At this point in our “Challah-it-Forward” journey, we have established rhythms, both in terms of when we make the challah (Thursday night and Friday morning before school) and a recipe (after trying a variety, we settled on a honey whole-wheat version from Healthy Bread in Five Minutes a Day as our standard go-to).

But this past week, change was in the air, as we were invited over to one of Aviva’s friend’s homes for dinner on Friday. Milo is the newest and youngest member of Aviva’s preschool class, and from the moment he arrived, he and Aviva have been fast friends. They enjoy creative play, making music together (they both love Peter, Paul, and Mary), and making each other laugh.

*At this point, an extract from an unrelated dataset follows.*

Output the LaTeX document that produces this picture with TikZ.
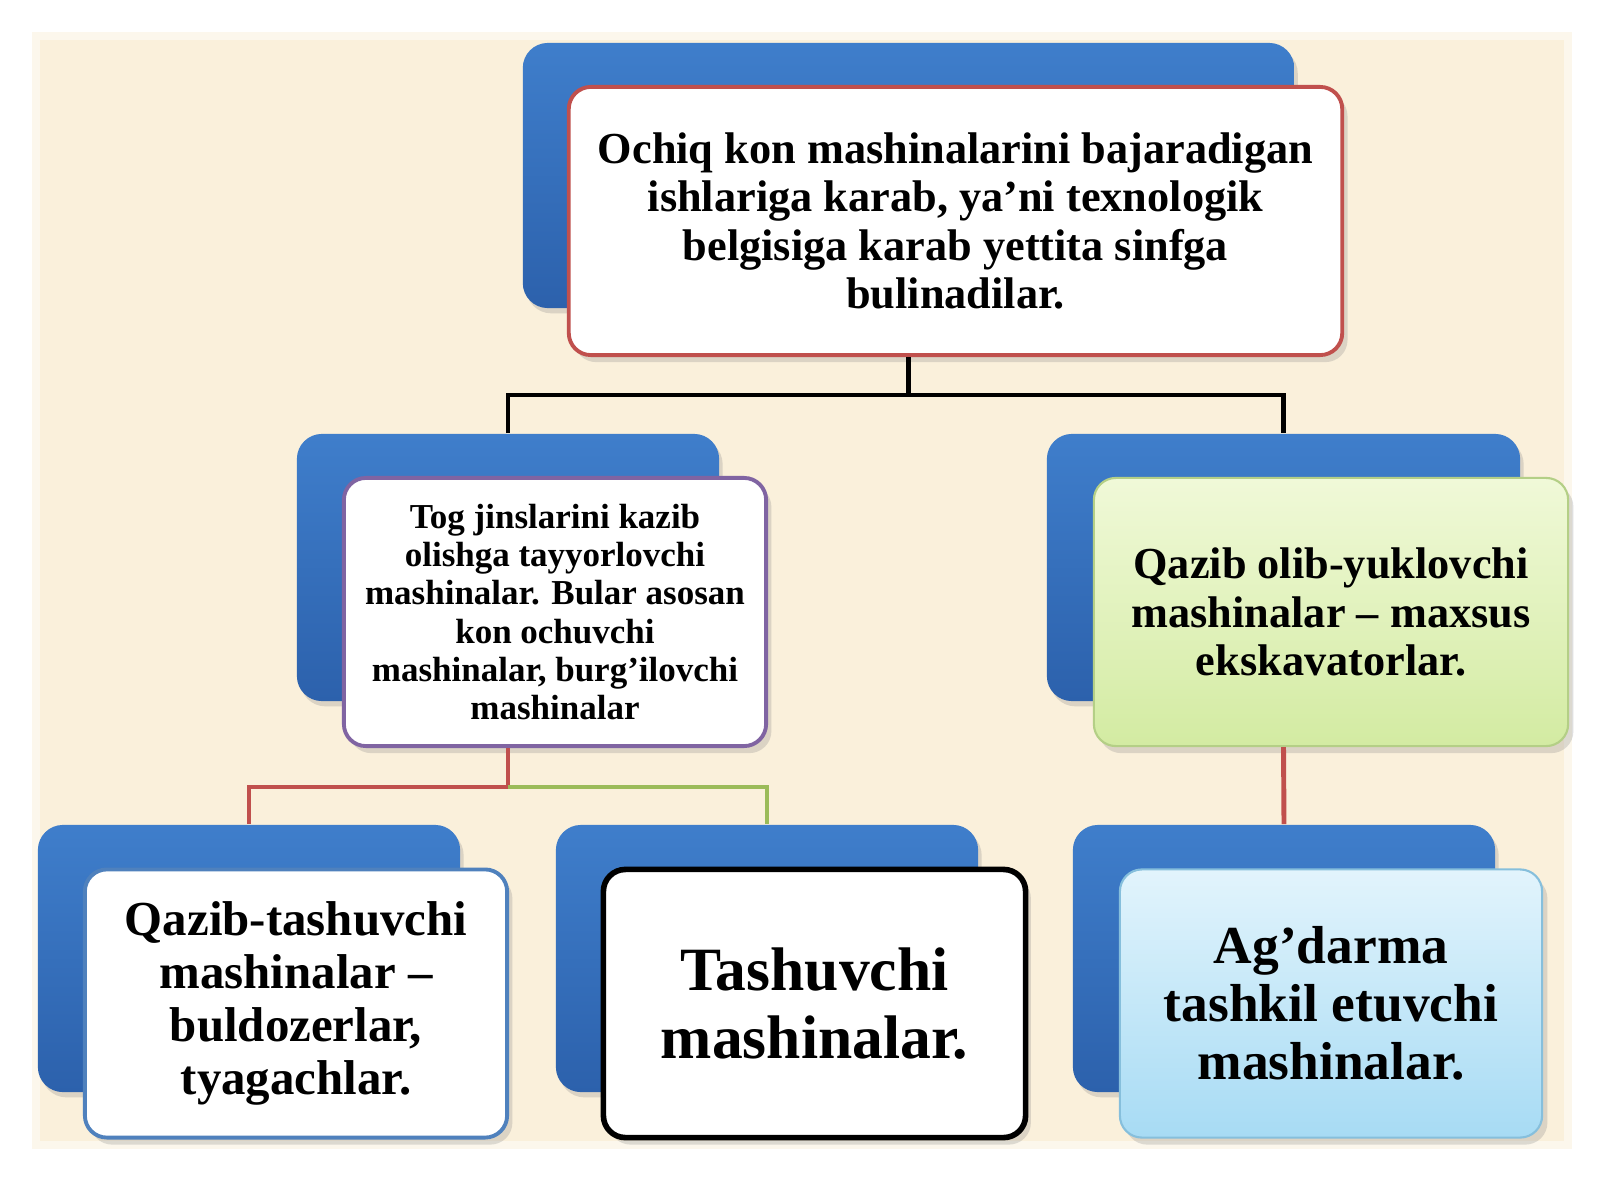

It didn’t take long for Aviva to learn something very important about Milo--he’s allergic to eggs! And after seeing how her school enthusiastically accommodates his special diet, she was very eager to try making an egg-free challah for our dinner together.

How to make an egg-free challah? Search the Internet far and wide, and then hope that you’ve picked the right recipe. After trolling for a bit, I found a fairly straightforward recipe from Nava Atlas’ Vegkitchen website, submitted by Rachel Ornstein Packer. She created it for her son, who is also allergic to eggs, and tweaked and refined it before sharing.

For this recipe, instead of egg serving as a binding agent, the replacement includes combining canola oil, warm water, and baking powder, which are mixed and then added to the yeast slurry right before adding the flour. Aviva loved the bubbling action from the baking powder, and it almost felt like we were conducting a science experiment.

The resulting dough definitely felt different from our usual, and lacked some of the springiness and elasticity of our standby. But though I had my doubts, it rose, both before being placed in the oven, and during its 25-minute bake, and when finally taken out, the brushing of canola oil (as opposed to the traditional egg-wash) had done its trick, with a soft brown sheen seen throughout the crust.


The true test, of course, was how it tasted! And you know, it was surprisingly soft, chewy, and sweet. The parents enjoyed it, but the kids devoured it, and that says a lot, yes?!

A few takeaways that stuck with me from this experience:

First, I never appreciated just how much of our food contains egg products. To be restricted to egg-free fare takes a LOT of effort, and I can imagine folks could feel “left out” at times when navigating culinary offerings out in the world. And for those who are gluten-intolerant, the same lesson applies.

Second, there are alternatives to dishes with eggs that are not too difficult. It just takes a little research and a little flexibility, and patience with oneself as one ventures into this new territory.

And finally, accommodating someone’s food allergy can make the receiver feel appreciative, but it also makes the maker or provider of the food feel good as well, knowing that everyone, and not just most, can partake of and enjoy the meal at hand. It happened on Friday night with challah, and it happened on Sunday, when we served vegan cupcakes for Aviva’s Birthday celebration, with Milo in mind when ordering. My, how those Saturn Café delicacies (both chocolate and carrot varieties) were literally out-of-this world, pun intended!